Everything from the first line of the data through the line with "plt.rcParams['axes.formatter.use_mathtext'] = True" is to be echoed exactly, minus the pictures.

========

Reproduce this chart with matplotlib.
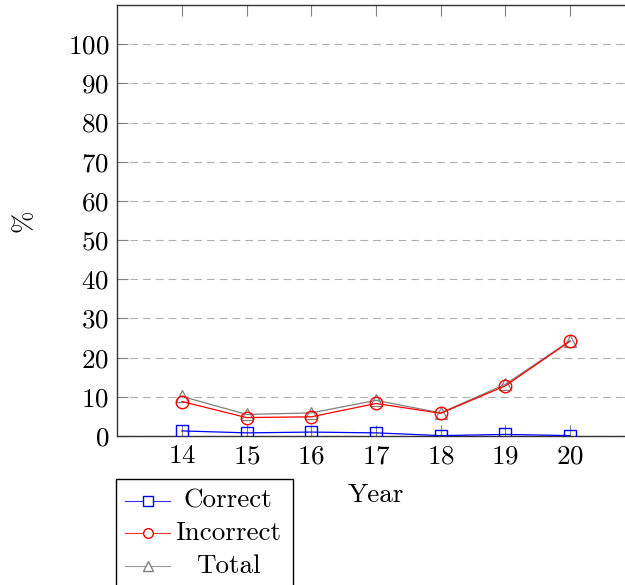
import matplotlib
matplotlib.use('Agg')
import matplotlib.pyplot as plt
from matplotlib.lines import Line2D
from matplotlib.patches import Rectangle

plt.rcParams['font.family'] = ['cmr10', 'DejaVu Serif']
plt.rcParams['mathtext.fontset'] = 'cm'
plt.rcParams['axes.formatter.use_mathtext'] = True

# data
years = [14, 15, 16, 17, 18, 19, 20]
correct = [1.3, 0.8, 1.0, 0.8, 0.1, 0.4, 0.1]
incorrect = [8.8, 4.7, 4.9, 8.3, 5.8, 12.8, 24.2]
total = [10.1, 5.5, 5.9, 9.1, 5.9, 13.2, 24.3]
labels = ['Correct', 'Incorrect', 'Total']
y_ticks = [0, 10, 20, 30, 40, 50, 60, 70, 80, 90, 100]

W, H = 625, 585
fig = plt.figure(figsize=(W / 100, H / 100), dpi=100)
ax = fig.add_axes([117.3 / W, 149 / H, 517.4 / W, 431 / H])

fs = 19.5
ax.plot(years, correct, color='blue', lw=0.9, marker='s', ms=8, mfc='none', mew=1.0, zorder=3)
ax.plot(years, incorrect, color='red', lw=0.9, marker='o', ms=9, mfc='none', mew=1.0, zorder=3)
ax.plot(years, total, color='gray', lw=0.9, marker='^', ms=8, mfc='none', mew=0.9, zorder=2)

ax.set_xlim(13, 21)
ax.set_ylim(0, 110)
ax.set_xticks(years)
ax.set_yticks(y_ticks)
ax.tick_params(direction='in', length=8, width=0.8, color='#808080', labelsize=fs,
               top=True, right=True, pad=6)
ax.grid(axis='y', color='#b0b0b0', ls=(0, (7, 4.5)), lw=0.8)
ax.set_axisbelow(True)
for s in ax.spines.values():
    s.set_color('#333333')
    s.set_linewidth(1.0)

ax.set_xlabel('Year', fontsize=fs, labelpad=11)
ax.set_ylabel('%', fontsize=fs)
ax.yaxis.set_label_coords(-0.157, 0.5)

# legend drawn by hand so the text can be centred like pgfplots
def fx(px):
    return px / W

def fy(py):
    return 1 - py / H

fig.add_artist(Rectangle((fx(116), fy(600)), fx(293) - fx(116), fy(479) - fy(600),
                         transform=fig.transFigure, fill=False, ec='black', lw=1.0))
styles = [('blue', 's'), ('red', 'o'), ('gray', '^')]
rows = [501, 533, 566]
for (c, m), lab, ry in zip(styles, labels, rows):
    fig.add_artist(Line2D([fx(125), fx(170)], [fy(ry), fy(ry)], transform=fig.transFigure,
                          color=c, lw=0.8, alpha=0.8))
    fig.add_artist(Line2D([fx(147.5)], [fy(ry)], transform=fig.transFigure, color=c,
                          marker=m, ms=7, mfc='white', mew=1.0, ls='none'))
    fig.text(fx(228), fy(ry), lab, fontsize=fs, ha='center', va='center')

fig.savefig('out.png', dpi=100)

========

Solved exercise →
Reproduce this chart with matplotlib.
import matplotlib
matplotlib.use('Agg')
import matplotlib.pyplot as plt
from matplotlib.lines import Line2D
from matplotlib.patches import Rectangle

plt.rcParams['font.family'] = ['cmr10', 'DejaVu Serif']
plt.rcParams['mathtext.fontset'] = 'cm'
plt.rcParams['axes.formatter.use_mathtext'] = True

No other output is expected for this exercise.